The request ▸ Repeat all the material exactly; pictures stay out of your copy.

Collected material ▸
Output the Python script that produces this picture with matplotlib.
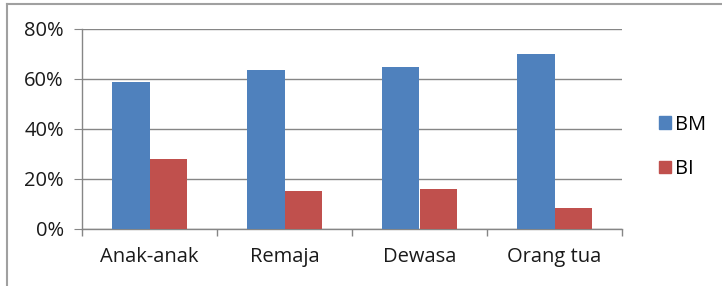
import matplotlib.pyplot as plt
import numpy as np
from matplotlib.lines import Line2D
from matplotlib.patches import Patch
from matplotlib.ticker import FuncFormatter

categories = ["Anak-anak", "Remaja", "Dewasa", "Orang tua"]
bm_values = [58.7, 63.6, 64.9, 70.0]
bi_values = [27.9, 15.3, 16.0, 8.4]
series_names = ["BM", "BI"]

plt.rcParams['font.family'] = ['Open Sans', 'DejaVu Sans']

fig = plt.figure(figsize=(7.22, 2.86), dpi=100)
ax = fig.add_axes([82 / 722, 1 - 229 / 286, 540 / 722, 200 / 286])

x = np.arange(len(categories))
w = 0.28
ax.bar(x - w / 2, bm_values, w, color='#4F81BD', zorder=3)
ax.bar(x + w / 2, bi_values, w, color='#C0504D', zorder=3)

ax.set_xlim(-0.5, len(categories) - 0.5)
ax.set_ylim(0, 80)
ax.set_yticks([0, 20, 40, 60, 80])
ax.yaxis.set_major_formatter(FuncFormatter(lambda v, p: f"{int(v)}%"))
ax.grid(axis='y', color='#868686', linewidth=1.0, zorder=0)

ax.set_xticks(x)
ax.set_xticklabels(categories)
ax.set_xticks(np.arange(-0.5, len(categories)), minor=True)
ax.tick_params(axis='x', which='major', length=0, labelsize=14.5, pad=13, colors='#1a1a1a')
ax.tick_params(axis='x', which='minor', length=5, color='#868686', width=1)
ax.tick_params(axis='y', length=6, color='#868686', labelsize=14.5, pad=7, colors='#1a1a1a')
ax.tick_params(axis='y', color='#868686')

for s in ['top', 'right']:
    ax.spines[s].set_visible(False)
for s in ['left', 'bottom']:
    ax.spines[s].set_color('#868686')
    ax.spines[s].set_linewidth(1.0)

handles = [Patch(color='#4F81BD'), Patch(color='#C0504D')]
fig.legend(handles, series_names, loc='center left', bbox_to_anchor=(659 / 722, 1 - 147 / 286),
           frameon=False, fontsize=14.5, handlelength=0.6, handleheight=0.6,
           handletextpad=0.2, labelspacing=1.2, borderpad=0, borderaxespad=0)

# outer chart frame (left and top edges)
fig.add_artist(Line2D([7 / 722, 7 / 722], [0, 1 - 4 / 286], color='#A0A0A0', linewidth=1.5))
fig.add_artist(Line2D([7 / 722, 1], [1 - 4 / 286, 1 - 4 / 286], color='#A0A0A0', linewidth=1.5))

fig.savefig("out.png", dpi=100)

Reply to the task ▸
Output the Python script that produces this picture with matplotlib.
import matplotlib.pyplot as plt
import numpy as np
from matplotlib.lines import Line2D
from matplotlib.patches import Patch
from matplotlib.ticker import FuncFormatter

categories = ["Anak-anak", "Remaja", "Dewasa", "Orang tua"]
bm_values = [58.7, 63.6, 64.9, 70.0]
bi_values = [27.9, 15.3, 16.0, 8.4]
series_names = ["BM", "BI"]

plt.rcParams['font.family'] = ['Open Sans', 'DejaVu Sans']

fig = plt.figure(figsize=(7.22, 2.86), dpi=100)
ax = fig.add_axes([82 / 722, 1 - 229 / 286, 540 / 722, 200 / 286])

x = np.arange(len(categories))
w = 0.28
ax.bar(x - w / 2, bm_values, w, color='#4F81BD', zorder=3)
ax.bar(x + w / 2, bi_values, w, color='#C0504D', zorder=3)

ax.set_xlim(-0.5, len(categories) - 0.5)
ax.set_ylim(0, 80)
ax.set_yticks([0, 20, 40, 60, 80])
ax.yaxis.set_major_formatter(FuncFormatter(lambda v, p: f"{int(v)}%"))
ax.grid(axis='y', color='#868686', linewidth=1.0, zorder=0)

ax.set_xticks(x)
ax.set_xticklabels(categories)
ax.set_xticks(np.arange(-0.5, len(categories)), minor=True)
ax.tick_params(axis='x', which='major', length=0, labelsize=14.5, pad=13, colors='#1a1a1a')
ax.tick_params(axis='x', which='minor', length=5, color='#868686', width=1)
ax.tick_params(axis='y', length=6, color='#868686', labelsize=14.5, pad=7, colors='#1a1a1a')
ax.tick_params(axis='y', color='#868686')

for s in ['top', 'right']:
    ax.spines[s].set_visible(False)
for s in ['left', 'bottom']:
    ax.spines[s].set_color('#868686')
    ax.spines[s].set_linewidth(1.0)

handles = [Patch(color='#4F81BD'), Patch(color='#C0504D')]
fig.legend(handles, series_names, loc='center left', bbox_to_anchor=(659 / 722, 1 - 147 / 286),
           frameon=False, fontsize=14.5, handlelength=0.6, handleheight=0.6,
           handletextpad=0.2, labelspacing=1.2, borderpad=0, borderaxespad=0)

# outer chart frame (left and top edges)
fig.add_artist(Line2D([7 / 722, 7 / 722], [0, 1 - 4 / 286], color='#A0A0A0', linewidth=1.5))
fig.add_artist(Line2D([7 / 722, 1], [1 - 4 / 286, 1 - 4 / 286], color='#A0A0A0', linewidth=1.5))

fig.savefig("out.png", dpi=100)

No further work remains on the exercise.